JOB
Retype only what runs from the first line of the listing to the line holding "plt.rcParams['font.family'] = ['Liberation", both included. Do not retype the pictures.
----
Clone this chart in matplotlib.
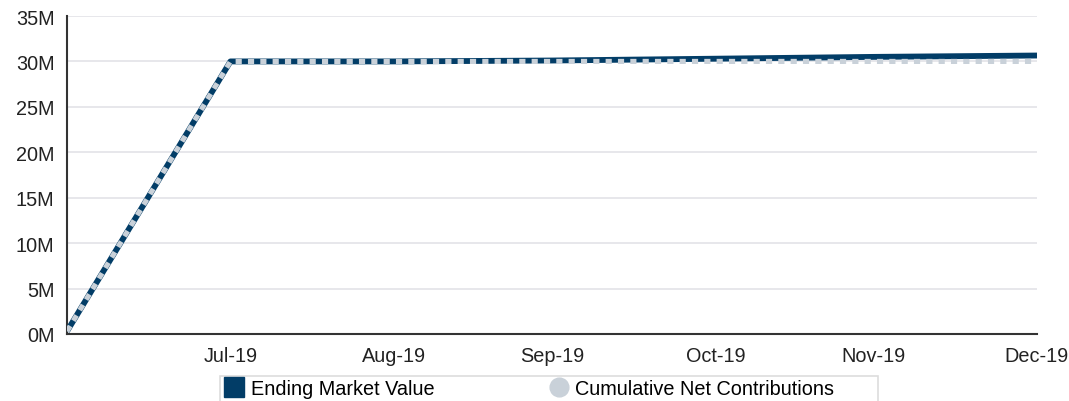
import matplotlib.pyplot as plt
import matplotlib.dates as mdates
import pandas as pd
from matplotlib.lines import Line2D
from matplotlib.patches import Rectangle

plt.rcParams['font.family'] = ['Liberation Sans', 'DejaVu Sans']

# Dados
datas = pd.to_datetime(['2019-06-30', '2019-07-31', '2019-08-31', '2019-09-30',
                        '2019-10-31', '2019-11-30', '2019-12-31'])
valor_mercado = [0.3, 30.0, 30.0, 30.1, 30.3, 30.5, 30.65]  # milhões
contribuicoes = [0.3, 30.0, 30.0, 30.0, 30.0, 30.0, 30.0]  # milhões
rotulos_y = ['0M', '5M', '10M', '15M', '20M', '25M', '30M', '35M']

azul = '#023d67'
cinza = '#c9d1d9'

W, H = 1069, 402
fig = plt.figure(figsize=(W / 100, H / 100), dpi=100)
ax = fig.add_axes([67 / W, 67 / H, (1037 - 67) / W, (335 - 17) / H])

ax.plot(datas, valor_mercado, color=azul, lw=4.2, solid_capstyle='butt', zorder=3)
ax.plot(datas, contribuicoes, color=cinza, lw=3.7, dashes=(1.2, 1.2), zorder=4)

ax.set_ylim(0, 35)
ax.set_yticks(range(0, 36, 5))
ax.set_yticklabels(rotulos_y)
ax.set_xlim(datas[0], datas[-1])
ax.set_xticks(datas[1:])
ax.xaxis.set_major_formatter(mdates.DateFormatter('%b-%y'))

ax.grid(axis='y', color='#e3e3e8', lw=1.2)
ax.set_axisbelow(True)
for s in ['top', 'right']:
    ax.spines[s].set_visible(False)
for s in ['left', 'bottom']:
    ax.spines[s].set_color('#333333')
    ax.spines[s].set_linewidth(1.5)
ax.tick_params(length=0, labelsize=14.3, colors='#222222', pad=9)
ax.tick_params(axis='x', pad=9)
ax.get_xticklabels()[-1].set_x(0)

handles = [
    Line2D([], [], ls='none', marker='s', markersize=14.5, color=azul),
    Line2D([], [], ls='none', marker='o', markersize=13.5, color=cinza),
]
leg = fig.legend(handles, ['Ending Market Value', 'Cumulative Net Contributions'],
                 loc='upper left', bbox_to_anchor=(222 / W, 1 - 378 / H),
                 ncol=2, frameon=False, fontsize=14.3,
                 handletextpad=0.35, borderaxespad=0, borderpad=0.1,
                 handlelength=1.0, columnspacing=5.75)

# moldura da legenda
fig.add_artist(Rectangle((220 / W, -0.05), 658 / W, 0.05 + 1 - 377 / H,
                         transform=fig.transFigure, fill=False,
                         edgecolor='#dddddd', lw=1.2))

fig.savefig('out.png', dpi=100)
----
COMPLETE ANSWER
Clone this chart in matplotlib.
import matplotlib.pyplot as plt
import matplotlib.dates as mdates
import pandas as pd
from matplotlib.lines import Line2D
from matplotlib.patches import Rectangle

plt.rcParams['font.family'] = ['Liberation Sans', 'DejaVu Sans']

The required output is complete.